LITTLE ROCK — A man who was forced to go to trial with an attorney he did not want is entitled to a new trial, the state Supreme Court ruled Thursday.
In a 5-2 decision, the high court reversed Ulises Arroyo Jr.’s conviction of possession of methamphetamine, possession of drug paraphernalia, maintaining a drug premises and simultaneous possession of drugs and firearms. Arroyo had been sentenced in Lonoke County Circuit Court to 29 years in prison for the offenses.
On the day before Arroyo’s trial, he asked that a new lawyer, Edward Adcock, be allowed to represent him, that his trial be postponed and that he and his wife, Giselle Arroyo, be tried separately. Up to that point, both Arroyos had been represented by lawyer James Hensley.

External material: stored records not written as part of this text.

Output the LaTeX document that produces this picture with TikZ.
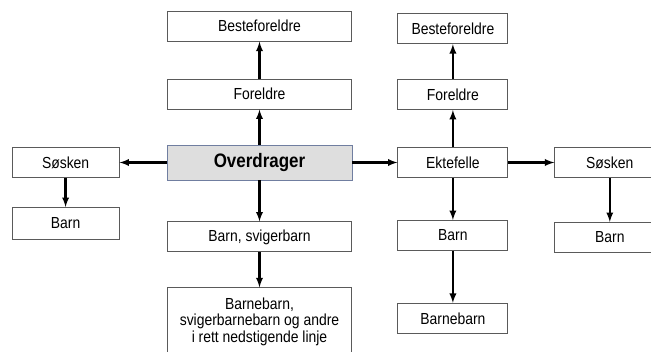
\documentclass[tikz,border=0pt]{standalone}
\usepackage{fontspec}
\setmainfont{Liberation Sans}[FakeStretch=0.87]
\usepackage{tikz}
\usetikzlibrary{arrows, positioning}
\definecolor{odfill}{RGB}{222,222,222}
\definecolor{oddraw}{RGB}{112,126,160}
\definecolor{boxdraw}{RGB}{90,90,90}

\begin{document}
\begin{tikzpicture}[
        x=1pt, y=1pt,
        font=\fontsize{16}{16.7}\selectfont,
        famblock/.style={rectangle, draw=boxdraw, line width=0.9pt, minimum height=30pt, align=center, fill=white, inner sep=2pt},
        wide/.style={famblock, minimum width=184pt},
        narrow/.style={famblock, minimum width=110pt},
        arrow/.style={line width=2.2pt, ->, >=latex}
    ]
    \clip (-259.5,162.5) rectangle (391.5,-188.5);

    \node[rectangle, draw=oddraw, line width=0.9pt, fill=odfill, minimum width=185pt, minimum height=35pt, font=\fontsize{19.5}{20}\selectfont\bfseries] (od) at (0,0) {Overdrager};
    \node[wide, above=35pt of od] (f1) {Foreldre};
    \node[wide, above=37pt of f1] (bf1) {Besteforeldre};
    \node[wide, below=41pt of od] (bs) {Barn, svigerbarn};
    \node[wide, below=35pt of bs, minimum height=68pt] (bb) {Barnebarn,\\svigerbarnebarn og andre\\i rett nedstigende linje};

    \node[famblock, minimum width=107pt, left=47pt of od] (s1) {Søsken};
    \node[famblock, minimum width=107pt, minimum height=32pt, below=29pt of s1] (b1) {Barn};

    \node[narrow, right=45pt of od] (ek) {Ektefelle};
    \node[narrow, above=37pt of ek] (f2) {Foreldre};
    \node[narrow, above=35pt of f2] (bf2) {Besteforeldre};
    \node[narrow, below=42pt of ek] (b2) {Barn};
    \node[narrow, below=52pt of b2] (bn) {Barnebarn};

    \node[narrow, right=46pt of ek] (s2) {Søsken};
    \node[narrow, below=44pt of s2] (b3) {Barn};

    \draw[arrow] (od) -- (f1);
    \draw[arrow] (f1) -- (bf1);
    \draw[arrow] (od) -- (bs);
    \draw[arrow] (bs) -- (bb);
    \draw[arrow] (od) -- (s1);
    \draw[arrow] (s1) -- (b1);

    \draw[arrow] (od) -- (ek);
    \draw[arrow] (ek) -- (f2);
    \draw[arrow] (f2) -- (bf2);
    \draw[arrow] (ek) -- (b2);
    \draw[arrow] (b2) -- (bn);
    \draw[arrow] (ek) -- (s2);
    \draw[arrow] (s2) -- (b3);
    \end{tikzpicture}
\end{document}
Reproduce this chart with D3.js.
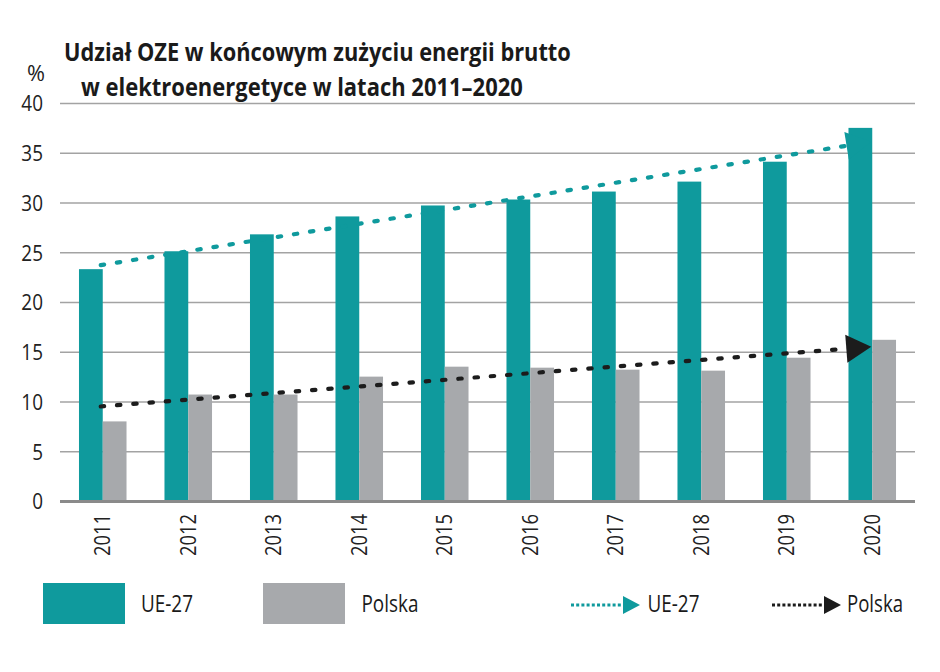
<!DOCTYPE html>
<html>
<head>
<meta charset="utf-8">
<script src="https://cdn.jsdelivr.net/npm/d3@7"></script>
<style>
  html, body { margin: 0; padding: 0; background: #fff; }
  svg { display: block; }
  text { font-family: "Open Sans", "DejaVu Sans", sans-serif; }
</style>
</head>
<body>
<svg id="chart" width="940" height="672"></svg>
<script>
// ---- data ----
const years = ["2011","2012","2013","2014","2015","2016","2017","2018","2019","2020"];
const ue27 = [23.3, 25.1, 26.8, 28.6, 29.7, 30.3, 31.1, 32.1, 34.1, 37.5];
const polska = [8.0, 10.7, 10.7, 12.5, 13.5, 13.4, 13.2, 13.1, 14.4, 16.2];
const trendUE = [23.7, 36.1];   // trend line start (2011) and end (2020)
const trendPL = [9.5, 15.5];
const yTicks = [0, 5, 10, 15, 20, 25, 30, 35, 40];
const titleLines = ["Udział OZE w końcowym zużyciu energii brutto", "w elektroenergetyce w latach 2011–2020"];
const legendLabels = ["UE-27", "Polska", "UE-27", "Polska"];

const TEAL = "#0f9a9d", GREY = "#a7a9ac", BLACK = "#1c1c1c";

const svg = d3.select("#chart");
const x0 = d3.scaleBand().domain(years).range([60, 915]).paddingInner(0.444).paddingOuter(0.222);
const x1 = d3.scaleBand().domain(["ue", "pl"]).range([0, x0.bandwidth()]);
const y = d3.scaleLinear().domain([0, 40]).range([501, 103]);

// horizontally condensed text placed at (x, y) and squeezed to a target width
function condText(parent, x, yy, str, size, targetW, weight, sy) {
  const el = parent.append("text").attr("font-size", size).attr("font-weight", weight || "normal").text(str);
  const w = el.node().getComputedTextLength();
  const s = targetW / w;
  el.attr("transform", `translate(${x},${yy}) scale(${s},${sy || 1})`);
  return el;
}

// title (two lines, condensed)
const tPos = [{x: 64, y: 61, w: 507}, {x: 81, y: 95.5, w: 442}];
const title = svg.append("g").attr("fill", "#1a1a1a");
titleLines.forEach((t, i) => condText(title, tPos[i].x, tPos[i].y, t, 25.2, tPos[i].w, "bold", 1));
condText(svg.append("g").attr("fill", "#222"), 27, 81, "%", 21, 18);

// grid + y axis
const yAxis = d3.axisLeft(y).tickValues(yTicks).tickSize(-(915 - 60)).tickPadding(17).tickFormat(d3.format("d"));
const ga = svg.append("g").attr("transform", "translate(60,0)").call(yAxis);
ga.select(".domain").remove();
ga.selectAll(".tick line").attr("stroke", d => d === 0 ? "#8a8a8a" : "#a3a3a3").attr("stroke-width", d => d === 0 ? 3 : 1.6);
ga.selectAll(".tick text")
  .attr("font-family", "'Open Sans', 'DejaVu Sans', sans-serif")
  .attr("font-size", 22).attr("fill", "#222")
  .attr("x", 0).attr("dy", "0.36em")
  .attr("transform", "translate(-17,0) scale(0.86,1)");

// bars
const groups = svg.append("g").selectAll("g").data(years).join("g")
  .attr("transform", d => `translate(${x0(d)},0)`);
groups.append("rect").attr("x", x1("ue")).attr("width", x1.bandwidth())
  .attr("y", (d, i) => y(ue27[i])).attr("height", (d, i) => y(0) - y(ue27[i]) - 1).attr("fill", TEAL);
groups.append("rect").attr("x", x1("pl")).attr("width", x1.bandwidth())
  .attr("y", (d, i) => y(polska[i])).attr("height", (d, i) => y(0) - y(polska[i]) - 1).attr("fill", GREY);

// x labels
const xAxis = d3.axisBottom(x0).tickSize(0).tickPadding(0);
const gx = svg.append("g").attr("transform", "translate(0,514)").call(xAxis);
gx.select(".domain").remove();
gx.selectAll(".tick text")
  .attr("font-family", "'Open Sans', 'DejaVu Sans', sans-serif")
  .attr("font-size", 21).attr("fill", "#222")
  .attr("text-anchor", "end").attr("x", 0).attr("y", 0).attr("dy", "0.36em")
  .each(function () {
    const w = this.getComputedTextLength();
    d3.select(this).attr("transform", `rotate(-90) scale(${42 / w},1)`);
  });

// trend lines with arrows
function arrowHead(g, tipX, tipY, angle, len, half, color) {
  const pts = [[0, 0], [-len, -half], [-len, half]];
  g.append("path").attr("d", d3.line()(pts)).attr("fill", color)
    .attr("transform", `translate(${tipX},${tipY}) rotate(${angle})`);
}
function trend(vals, color) {
  const xa = x0(years[0]) + x0.bandwidth() / 2 - 2, xb = x0(years[years.length - 1]) + x0.bandwidth() / 2 - 1;
  const ya = y(vals[0]), yb = y(vals[1]);
  const ang = Math.atan2(yb - ya, xb - xa) * 180 / Math.PI;
  const len = 25, g = svg.append("g");
  const r = len / Math.hypot(xb - xa, yb - ya);
  g.append("path").attr("d", d3.line()([[xa, ya], [xb - (xb - xa) * r, yb - (yb - ya) * r]]))
    .attr("stroke", color).attr("stroke-width", 4.2).attr("stroke-dasharray", "3.4,12.9")
    .attr("stroke-linecap", "round").attr("fill", "none");
  arrowHead(g, xb, yb, ang, len, 14, color);
}
trend(trendUE, TEAL);
trend(trendPL, BLACK);

// legend
const lg = svg.append("g").attr("fill", "#1a1a1a");
lg.append("rect").attr("x", 43).attr("y", 583).attr("width", 82).attr("height", 41).attr("fill", TEAL);
condText(lg, 141, 612, legendLabels[0], 24, 52);
lg.append("rect").attr("x", 263).attr("y", 583).attr("width", 82).attr("height", 41).attr("fill", GREY);
condText(lg, 361.5, 612, legendLabels[1], 24, 57);
function legLine(xs, xe, tip, color, label, tx, tw) {
  lg.append("line").attr("x1", xs).attr("x2", xe).attr("y1", 605).attr("y2", 605)
    .attr("stroke", color).attr("stroke-width", 3.2).attr("stroke-dasharray", "3,2.2");
  arrowHead(lg, tip, 605, 0, tip - xe, 9, color);
  condText(lg, tx, 612, label, 24, tw);
}
legLine(571, 623, 640, TEAL, legendLabels[2], 647.5, 52);
legLine(772, 824, 841, BLACK, legendLabels[3], 847, 56);
</script>
</body>
</html>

Lonoke County Circuit Judge Phillip Thomas Whiteaker agreed to sever the cases but said that because Hensley was prepared to go to trial, he would not allow Arroyo to change lawyers and would not postpone his trial.
In its majority opinion Thursday, the Supreme Court said that when a defendant seeks to change lawyers, the judge must weigh the defendant’s right to choice of counsel against the public’s interest in prompt dispensation of justice. In the present case, however, the judge never asked crucial questions such as why Arroyo wanted to change lawyers or how much time Adock would need to prepare for trial, the court said.
“The record before us indicates that the circuit court viewed any delay as unacceptable, which we conclude was unreasonable and arbitrary under the circumstances,” Chief Justice Jim Hannah wrote in the majority opinion.
Joining Hannah in the majority were Justices Karen Baker, Courtney Hudson Goodson, Josephine Linker Hart and Cliff Hoofman.
Justices Donald Corbin and Paul Danielson dissented. Danielson wrote for the minority that Arroyo’s requests for a new lawyer and postponement of his trial were made in the context of addressing a potential conflict if the same lawyer represented both him and his wife.
“The court determined that the conflict could be resolved without taking the attorney prepared for trial off of the case,” Danielson wrote in the minority opinion. “Therefore the court was inclined to proceed with the trial as scheduled. With no other information before it to consider, I do not believe the court was required to do anything further.”